**Given records:**
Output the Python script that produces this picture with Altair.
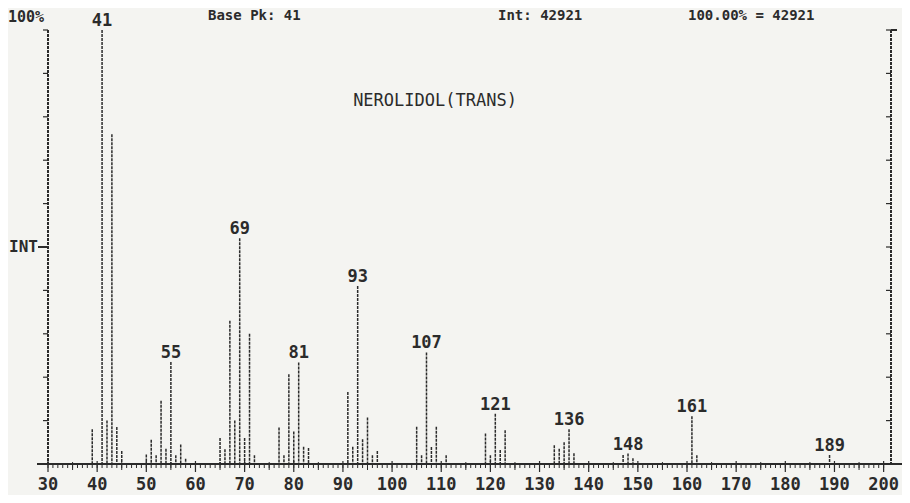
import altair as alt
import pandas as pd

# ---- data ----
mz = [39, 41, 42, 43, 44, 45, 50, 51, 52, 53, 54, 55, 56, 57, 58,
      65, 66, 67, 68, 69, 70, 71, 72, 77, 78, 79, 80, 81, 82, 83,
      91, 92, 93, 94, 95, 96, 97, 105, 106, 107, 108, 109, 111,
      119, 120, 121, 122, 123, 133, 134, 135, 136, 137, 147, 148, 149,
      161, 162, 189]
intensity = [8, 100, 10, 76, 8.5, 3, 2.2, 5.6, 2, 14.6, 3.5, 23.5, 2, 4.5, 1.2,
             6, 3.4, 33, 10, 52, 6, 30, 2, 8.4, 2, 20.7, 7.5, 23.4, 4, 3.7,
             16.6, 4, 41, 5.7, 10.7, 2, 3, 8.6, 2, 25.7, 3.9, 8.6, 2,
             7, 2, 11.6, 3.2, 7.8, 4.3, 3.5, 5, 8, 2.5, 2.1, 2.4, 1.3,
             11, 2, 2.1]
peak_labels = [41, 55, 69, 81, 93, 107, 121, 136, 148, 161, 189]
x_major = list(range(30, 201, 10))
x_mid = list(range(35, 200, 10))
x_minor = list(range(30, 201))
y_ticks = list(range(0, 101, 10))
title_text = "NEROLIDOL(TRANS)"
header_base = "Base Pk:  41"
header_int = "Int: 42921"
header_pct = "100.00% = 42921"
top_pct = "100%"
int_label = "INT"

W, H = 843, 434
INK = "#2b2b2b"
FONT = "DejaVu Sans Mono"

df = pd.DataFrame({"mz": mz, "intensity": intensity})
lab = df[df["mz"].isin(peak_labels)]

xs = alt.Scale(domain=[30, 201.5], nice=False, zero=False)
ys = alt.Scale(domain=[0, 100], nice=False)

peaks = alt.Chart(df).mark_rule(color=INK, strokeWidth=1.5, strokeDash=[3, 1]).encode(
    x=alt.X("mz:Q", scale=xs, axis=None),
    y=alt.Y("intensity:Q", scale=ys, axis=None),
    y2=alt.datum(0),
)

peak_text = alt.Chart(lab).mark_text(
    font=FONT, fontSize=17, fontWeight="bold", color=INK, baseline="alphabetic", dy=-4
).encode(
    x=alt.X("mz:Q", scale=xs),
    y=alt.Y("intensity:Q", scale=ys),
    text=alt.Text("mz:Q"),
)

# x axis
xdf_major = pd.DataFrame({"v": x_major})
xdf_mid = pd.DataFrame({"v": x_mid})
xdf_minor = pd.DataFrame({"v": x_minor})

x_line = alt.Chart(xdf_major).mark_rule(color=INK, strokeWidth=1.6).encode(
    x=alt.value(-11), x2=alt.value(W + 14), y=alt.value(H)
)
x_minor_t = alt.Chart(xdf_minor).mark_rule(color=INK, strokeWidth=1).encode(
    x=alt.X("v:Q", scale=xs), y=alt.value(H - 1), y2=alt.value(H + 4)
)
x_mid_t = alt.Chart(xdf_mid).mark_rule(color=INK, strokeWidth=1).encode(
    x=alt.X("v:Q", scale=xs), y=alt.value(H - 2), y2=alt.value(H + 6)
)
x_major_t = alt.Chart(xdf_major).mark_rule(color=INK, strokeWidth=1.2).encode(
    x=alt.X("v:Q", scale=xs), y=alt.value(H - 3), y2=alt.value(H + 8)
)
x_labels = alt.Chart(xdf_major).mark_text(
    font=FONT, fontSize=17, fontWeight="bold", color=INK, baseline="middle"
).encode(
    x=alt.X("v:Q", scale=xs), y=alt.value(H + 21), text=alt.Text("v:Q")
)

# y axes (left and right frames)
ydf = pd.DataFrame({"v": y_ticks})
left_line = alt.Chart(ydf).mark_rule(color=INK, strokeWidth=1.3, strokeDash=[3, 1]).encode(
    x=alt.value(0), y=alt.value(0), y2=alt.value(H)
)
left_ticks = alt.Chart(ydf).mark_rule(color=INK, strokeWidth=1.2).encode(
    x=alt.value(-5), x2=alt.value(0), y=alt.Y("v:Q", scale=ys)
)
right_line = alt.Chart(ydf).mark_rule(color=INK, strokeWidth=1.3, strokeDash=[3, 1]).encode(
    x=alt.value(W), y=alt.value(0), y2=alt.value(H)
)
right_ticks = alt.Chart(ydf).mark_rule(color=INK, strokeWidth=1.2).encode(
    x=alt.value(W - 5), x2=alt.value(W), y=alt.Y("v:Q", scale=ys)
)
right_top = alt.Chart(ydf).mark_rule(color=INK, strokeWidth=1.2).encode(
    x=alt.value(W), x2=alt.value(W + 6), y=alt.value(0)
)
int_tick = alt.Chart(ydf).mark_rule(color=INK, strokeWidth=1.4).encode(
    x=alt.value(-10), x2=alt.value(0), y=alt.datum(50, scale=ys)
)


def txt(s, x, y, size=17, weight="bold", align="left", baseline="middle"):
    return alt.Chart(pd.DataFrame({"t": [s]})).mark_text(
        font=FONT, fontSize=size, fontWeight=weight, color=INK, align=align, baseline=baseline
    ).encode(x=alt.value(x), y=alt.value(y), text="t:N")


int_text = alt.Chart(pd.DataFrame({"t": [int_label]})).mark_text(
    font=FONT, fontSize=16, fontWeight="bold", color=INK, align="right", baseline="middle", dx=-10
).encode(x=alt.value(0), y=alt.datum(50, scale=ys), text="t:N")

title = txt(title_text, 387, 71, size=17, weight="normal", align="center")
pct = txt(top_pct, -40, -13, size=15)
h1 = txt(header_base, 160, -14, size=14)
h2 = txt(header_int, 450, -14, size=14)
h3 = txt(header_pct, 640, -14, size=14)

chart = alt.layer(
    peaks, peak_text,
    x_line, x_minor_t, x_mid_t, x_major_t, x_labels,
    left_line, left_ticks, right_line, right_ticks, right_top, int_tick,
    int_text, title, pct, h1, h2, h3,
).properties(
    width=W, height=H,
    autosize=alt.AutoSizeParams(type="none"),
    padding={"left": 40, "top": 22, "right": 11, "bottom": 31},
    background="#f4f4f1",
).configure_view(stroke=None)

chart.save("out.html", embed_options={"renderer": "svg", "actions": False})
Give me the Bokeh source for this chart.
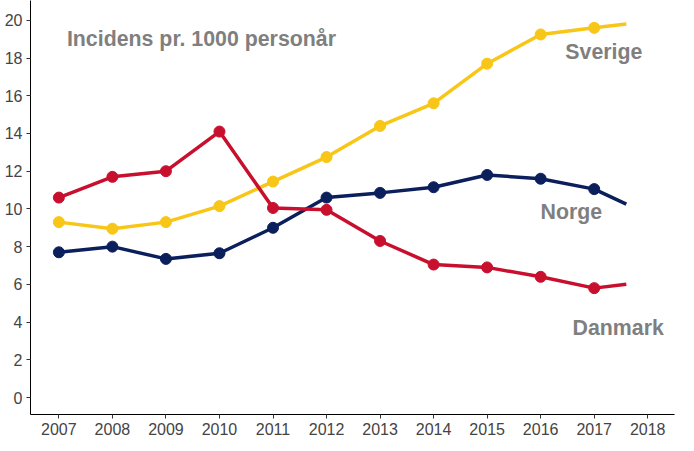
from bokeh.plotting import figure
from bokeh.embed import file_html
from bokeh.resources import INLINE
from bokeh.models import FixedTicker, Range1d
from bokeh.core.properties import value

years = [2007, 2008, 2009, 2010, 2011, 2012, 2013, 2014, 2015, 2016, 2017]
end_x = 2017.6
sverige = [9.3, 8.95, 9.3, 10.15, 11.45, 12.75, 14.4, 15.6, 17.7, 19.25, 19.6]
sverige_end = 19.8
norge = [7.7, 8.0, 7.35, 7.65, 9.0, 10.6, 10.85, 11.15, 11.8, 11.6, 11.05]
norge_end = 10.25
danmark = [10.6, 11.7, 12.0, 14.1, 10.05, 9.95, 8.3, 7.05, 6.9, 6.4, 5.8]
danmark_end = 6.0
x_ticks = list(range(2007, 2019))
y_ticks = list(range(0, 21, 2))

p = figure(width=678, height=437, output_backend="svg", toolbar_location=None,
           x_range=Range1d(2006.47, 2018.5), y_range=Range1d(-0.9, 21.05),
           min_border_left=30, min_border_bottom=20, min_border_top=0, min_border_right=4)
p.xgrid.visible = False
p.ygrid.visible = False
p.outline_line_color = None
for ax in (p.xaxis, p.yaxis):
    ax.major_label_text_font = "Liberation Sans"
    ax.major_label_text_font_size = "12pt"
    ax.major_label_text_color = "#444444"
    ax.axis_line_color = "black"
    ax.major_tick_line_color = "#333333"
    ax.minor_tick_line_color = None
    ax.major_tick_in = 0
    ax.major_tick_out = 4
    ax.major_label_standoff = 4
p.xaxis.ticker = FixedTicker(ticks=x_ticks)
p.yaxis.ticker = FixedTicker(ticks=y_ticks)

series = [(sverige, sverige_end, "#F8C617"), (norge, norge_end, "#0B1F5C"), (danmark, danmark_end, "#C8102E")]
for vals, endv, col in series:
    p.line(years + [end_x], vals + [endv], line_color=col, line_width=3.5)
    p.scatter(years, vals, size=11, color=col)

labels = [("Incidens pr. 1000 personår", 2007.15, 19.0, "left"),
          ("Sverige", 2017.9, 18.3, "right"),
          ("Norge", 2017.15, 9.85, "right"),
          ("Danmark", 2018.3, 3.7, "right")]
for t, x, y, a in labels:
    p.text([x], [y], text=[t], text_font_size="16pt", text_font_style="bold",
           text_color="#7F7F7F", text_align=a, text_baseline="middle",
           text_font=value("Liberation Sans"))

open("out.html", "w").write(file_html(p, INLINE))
...
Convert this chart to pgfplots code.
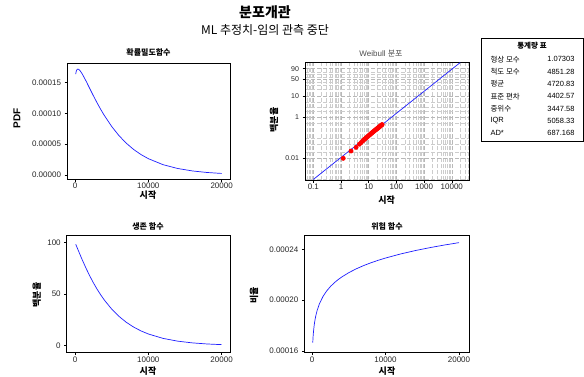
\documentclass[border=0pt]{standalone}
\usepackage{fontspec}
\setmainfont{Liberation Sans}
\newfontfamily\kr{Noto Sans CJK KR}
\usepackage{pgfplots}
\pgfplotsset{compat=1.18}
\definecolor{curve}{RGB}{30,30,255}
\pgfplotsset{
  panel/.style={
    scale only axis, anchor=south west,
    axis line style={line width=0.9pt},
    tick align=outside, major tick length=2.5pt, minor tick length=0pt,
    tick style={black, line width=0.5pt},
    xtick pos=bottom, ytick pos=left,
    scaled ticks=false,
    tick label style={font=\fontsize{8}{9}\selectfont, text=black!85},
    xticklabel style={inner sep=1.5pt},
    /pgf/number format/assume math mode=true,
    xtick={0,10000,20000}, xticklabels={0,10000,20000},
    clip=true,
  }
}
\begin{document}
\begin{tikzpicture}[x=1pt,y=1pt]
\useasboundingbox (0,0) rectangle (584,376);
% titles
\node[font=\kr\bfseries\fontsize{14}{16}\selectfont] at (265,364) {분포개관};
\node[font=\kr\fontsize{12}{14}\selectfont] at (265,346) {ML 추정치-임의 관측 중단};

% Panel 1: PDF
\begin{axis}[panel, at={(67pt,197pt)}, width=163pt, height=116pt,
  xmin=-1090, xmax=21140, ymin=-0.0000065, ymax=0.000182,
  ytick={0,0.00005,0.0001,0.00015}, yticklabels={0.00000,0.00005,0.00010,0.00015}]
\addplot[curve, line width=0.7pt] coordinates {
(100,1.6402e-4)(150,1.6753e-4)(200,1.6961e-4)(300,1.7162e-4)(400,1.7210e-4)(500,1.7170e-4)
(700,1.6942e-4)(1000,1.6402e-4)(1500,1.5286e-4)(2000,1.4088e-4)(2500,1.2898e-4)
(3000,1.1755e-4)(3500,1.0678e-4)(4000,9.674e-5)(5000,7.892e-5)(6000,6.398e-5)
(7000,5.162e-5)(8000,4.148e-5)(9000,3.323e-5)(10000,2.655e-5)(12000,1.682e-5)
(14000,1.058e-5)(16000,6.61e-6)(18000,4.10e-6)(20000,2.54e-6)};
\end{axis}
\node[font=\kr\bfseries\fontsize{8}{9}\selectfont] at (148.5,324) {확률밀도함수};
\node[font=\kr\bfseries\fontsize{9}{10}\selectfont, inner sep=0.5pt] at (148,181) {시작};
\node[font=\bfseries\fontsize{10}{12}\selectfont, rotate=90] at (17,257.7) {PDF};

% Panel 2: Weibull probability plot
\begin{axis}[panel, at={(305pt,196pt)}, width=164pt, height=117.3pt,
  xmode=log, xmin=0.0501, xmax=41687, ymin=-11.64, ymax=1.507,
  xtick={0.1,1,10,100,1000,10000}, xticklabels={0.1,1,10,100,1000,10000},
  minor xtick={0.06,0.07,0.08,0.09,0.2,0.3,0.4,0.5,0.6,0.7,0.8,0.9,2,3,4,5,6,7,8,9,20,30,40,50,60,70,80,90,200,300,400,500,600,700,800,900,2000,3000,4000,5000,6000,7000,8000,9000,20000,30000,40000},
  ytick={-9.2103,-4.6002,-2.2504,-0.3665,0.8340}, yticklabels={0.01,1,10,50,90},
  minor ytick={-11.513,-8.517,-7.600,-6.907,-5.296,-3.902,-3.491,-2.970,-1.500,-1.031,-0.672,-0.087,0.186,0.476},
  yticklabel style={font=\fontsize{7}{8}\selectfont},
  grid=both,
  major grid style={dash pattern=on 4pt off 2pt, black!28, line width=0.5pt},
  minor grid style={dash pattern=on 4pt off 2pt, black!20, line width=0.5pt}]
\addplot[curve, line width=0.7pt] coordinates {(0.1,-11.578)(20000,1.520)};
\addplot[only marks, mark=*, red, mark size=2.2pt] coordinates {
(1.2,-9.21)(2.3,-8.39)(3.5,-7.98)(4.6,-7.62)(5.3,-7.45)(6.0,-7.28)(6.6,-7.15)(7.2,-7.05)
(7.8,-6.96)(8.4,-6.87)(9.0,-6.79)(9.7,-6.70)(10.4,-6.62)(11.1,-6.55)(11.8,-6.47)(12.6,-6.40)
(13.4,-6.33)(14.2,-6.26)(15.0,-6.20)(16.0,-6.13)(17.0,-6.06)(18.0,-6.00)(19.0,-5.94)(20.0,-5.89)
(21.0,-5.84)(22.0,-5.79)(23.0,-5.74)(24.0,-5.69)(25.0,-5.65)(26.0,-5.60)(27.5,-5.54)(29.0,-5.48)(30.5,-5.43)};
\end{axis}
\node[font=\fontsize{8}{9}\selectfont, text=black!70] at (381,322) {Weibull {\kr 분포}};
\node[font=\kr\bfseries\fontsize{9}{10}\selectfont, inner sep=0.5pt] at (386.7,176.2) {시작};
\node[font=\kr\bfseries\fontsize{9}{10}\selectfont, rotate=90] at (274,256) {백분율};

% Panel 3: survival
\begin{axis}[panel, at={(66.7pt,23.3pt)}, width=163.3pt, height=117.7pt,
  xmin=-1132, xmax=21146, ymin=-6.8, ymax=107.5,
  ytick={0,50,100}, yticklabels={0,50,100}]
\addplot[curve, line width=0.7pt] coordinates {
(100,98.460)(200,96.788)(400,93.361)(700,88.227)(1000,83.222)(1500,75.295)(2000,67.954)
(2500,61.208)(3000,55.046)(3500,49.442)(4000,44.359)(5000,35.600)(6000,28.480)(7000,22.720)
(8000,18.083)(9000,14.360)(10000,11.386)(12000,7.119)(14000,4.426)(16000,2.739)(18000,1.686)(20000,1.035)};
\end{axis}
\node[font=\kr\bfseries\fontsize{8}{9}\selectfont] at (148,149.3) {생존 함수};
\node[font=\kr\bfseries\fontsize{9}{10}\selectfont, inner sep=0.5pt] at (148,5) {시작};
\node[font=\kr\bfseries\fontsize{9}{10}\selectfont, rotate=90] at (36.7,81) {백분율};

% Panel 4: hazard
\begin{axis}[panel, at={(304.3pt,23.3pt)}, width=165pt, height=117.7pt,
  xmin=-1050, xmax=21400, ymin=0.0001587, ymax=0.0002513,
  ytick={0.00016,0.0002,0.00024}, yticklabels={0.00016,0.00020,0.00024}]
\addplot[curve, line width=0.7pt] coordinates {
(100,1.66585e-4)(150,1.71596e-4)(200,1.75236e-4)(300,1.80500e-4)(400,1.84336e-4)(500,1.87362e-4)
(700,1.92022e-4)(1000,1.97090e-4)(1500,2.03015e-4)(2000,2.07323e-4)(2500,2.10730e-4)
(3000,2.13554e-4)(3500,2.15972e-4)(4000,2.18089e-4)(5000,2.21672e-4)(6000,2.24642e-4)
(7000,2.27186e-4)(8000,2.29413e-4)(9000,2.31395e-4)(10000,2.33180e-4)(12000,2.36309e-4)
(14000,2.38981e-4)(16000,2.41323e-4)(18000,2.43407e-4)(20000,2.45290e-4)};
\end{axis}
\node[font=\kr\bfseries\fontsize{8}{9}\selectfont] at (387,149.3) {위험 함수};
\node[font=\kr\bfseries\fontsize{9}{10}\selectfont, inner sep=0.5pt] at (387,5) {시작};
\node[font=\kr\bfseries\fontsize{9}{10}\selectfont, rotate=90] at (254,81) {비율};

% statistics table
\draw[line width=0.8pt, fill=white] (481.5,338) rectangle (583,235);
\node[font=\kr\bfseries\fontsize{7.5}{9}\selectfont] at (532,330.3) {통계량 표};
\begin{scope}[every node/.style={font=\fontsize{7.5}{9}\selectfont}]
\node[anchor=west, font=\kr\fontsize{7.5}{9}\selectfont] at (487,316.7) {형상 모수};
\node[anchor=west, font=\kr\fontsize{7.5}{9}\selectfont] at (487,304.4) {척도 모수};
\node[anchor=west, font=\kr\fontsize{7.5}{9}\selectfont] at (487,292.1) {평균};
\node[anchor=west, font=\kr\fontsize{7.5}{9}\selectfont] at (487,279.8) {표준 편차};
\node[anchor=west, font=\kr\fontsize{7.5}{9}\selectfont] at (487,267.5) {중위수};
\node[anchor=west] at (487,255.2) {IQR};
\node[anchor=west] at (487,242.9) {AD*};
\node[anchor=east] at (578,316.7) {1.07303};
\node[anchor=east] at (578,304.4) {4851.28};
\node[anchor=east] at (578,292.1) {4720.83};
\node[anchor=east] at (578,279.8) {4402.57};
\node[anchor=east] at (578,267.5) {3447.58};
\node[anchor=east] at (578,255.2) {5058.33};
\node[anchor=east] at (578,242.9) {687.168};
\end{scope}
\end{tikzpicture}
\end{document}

**What the task asks:** Reproduce exactly the lines above starting at the line containing "Output the Python" and ending at the line containing "import pandas as pd", including both, but not the pictures.

**Exercise solution:**
Output the Python script that produces this picture with Altair.
import altair as alt
import pandas as pd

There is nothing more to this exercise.